SUMMARY AND RECOMMENDATIONS
●Non-Hodgkin lymphoma (NHL) consists of a diverse group of malignant neoplasms of the lymphoid tissues variously derived from B cell progenitors, T cell progenitors, mature B cells, or mature T cells. Unlike in adults where low-grade, clinically indolent NHL subtypes predominate, most pediatric NHL cases are of high-grade and have an aggressive clinical behavior. (See 'Epidemiology' above.)
●The clinical presentation of pediatric NHL varies depending upon the type of lymphoma and the areas of involvement. Signs and symptoms develop quickly, usually over a few weeks to months. NHL commonly presents as enlarging, non-tender lymphadenopathy or as symptoms due to the compression of surrounding structures, such as new onset wheezing, facial swelling, respiratory distress, asymmetrical tonsils, or acute abdominal pain. (See 'Signs and symptoms' above.)
●Potential emergency complications of NHL may be present at the time of diagnosis and need to be considered during the initial workup and evaluation of a patient with suspected pediatric NHL. These may be life-threatening and include but are not limited to superior vena cava obstruction, acute airway obstruction, and tumor lysis syndrome. Prompt recognition and therapy are critical. (See 'Oncologic emergencies' above.)
●Pediatricians should promptly refer children and teenagers with a suspected NHL to a pediatric oncologist for evaluation and diagnosis. The diagnosis of NHL is based upon the pathologic evaluation of involved tissue, usually an abdominal mass, extranodal site, or lymph node, interpreted within the clinical context. Subtypes of NHL are identified using histology, immunophenotype, and genetic studies. (See 'Diagnosis' above.)

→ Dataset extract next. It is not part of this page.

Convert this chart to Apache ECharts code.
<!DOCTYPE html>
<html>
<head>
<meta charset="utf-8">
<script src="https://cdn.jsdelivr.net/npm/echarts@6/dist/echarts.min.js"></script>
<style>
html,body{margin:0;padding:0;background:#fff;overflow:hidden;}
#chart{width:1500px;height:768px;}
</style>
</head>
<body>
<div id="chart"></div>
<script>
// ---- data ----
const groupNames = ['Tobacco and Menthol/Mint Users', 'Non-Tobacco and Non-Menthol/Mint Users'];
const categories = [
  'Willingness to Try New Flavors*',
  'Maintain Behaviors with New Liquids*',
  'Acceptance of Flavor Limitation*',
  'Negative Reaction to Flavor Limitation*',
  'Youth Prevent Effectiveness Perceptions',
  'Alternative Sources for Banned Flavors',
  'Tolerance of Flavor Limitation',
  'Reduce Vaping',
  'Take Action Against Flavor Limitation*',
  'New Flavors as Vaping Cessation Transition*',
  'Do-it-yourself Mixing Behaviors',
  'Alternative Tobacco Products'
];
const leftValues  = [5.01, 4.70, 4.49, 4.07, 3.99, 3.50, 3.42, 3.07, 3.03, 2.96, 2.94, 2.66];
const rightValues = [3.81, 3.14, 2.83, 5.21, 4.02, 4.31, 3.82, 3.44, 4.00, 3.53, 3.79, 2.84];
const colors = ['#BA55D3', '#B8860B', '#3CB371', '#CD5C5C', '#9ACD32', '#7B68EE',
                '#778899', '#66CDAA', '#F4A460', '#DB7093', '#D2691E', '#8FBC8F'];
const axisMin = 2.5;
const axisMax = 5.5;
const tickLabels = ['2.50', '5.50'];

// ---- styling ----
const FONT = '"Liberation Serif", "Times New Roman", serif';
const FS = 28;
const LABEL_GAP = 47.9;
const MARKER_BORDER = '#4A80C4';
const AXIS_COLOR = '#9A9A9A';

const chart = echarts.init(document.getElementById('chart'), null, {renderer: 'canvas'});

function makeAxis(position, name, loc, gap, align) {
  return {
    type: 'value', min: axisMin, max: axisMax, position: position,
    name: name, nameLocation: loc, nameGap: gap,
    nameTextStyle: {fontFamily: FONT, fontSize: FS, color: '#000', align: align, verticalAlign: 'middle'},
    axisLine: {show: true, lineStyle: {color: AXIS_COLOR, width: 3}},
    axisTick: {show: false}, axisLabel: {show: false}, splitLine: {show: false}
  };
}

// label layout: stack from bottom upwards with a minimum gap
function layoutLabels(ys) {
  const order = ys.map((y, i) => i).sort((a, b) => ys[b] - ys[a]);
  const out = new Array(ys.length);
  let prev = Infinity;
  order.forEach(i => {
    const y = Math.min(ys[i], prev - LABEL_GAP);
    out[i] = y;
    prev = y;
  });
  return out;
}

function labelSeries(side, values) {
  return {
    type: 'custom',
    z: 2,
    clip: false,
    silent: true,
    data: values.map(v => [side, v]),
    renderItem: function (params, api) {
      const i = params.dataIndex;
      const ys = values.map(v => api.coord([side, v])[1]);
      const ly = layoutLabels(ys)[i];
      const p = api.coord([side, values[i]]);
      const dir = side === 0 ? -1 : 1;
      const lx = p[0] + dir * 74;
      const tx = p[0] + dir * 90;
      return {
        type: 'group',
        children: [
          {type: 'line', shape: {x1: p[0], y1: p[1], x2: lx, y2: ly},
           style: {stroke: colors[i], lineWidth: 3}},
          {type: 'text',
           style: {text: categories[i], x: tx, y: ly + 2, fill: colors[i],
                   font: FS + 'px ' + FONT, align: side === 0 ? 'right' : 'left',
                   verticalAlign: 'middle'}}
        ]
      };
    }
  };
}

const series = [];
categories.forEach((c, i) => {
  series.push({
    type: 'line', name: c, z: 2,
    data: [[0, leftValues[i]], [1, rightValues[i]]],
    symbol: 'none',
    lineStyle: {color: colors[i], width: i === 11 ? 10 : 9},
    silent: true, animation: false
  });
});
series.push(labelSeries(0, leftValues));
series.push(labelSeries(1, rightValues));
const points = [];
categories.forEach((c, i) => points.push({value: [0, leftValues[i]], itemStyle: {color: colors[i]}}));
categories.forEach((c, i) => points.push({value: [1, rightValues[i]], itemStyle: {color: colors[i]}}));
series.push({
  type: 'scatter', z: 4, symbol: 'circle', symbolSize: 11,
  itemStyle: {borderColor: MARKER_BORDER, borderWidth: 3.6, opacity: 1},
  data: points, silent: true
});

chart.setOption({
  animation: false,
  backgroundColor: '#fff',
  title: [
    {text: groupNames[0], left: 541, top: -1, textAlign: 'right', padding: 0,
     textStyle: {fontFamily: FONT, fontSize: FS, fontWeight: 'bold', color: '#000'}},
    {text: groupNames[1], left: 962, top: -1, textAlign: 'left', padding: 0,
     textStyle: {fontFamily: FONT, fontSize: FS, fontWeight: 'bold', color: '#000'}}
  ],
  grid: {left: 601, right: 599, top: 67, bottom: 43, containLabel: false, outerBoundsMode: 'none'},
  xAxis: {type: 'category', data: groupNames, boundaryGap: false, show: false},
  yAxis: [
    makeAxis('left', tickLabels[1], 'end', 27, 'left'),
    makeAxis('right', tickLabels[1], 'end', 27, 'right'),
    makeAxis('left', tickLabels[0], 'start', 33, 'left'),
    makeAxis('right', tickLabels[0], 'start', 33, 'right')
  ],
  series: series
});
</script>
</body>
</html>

●Combination chemotherapy is the primary modality used for the treatment of pediatric NHL. The role of surgery is limited to surgical biopsy of a peripheral lymph node, a bone marrow aspiration, or aspiration of pleural fluid to establish the diagnosis. Unlike in adults, radiation therapy is not commonly used. (See 'Overview' above.)

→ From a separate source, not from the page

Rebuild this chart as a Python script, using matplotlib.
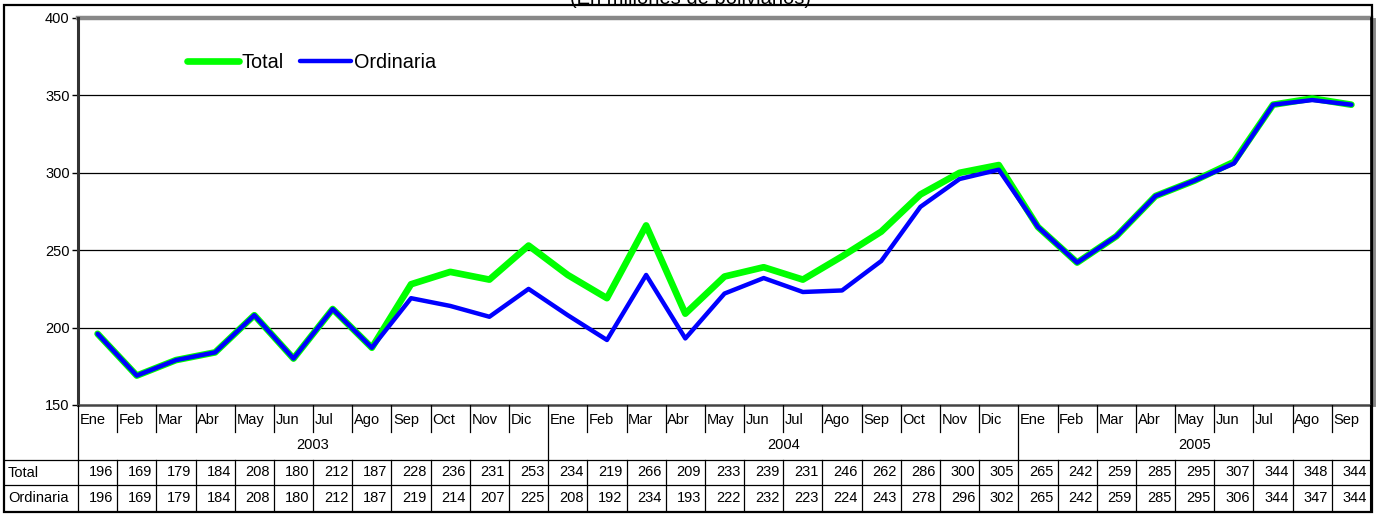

●For children and adolescents with stage III disease and an elevated lactate dehydrogenase level or stage IV Burkitt lymphoma, we recommend chemoimmunotherapy (multi-agent chemotherapy plus rituximab) rather than chemotherapy alone (Grade 1B), based on superior event-free survival and overall survival with modest incremental toxicity that did not outweigh the benefits. (See 'Burkitt lymphoma' above.)
●Most children and adolescents with NHL have a good prognosis with current therapy. Long-term overall survival is achieved in >80 percent of pediatric NHL cases overall, and in >90 percent of stage I or II pediatric NHL. (See 'Overview' above.)
●Survivors of childhood cancer are at increased risk for long-term sequelae. Late adverse effects are primarily dependent upon the type and intensity of therapy. The late effects of treatment for pediatric NHL consist primarily of those related to anthracycline and alkylating agent exposure. Specific long-term follow-up guidelines after treatment of childhood cancer have been published by the Children's Oncology Group, and are available at www.survivorshipguidelines.org. (See 'Long-term toxicities' above.)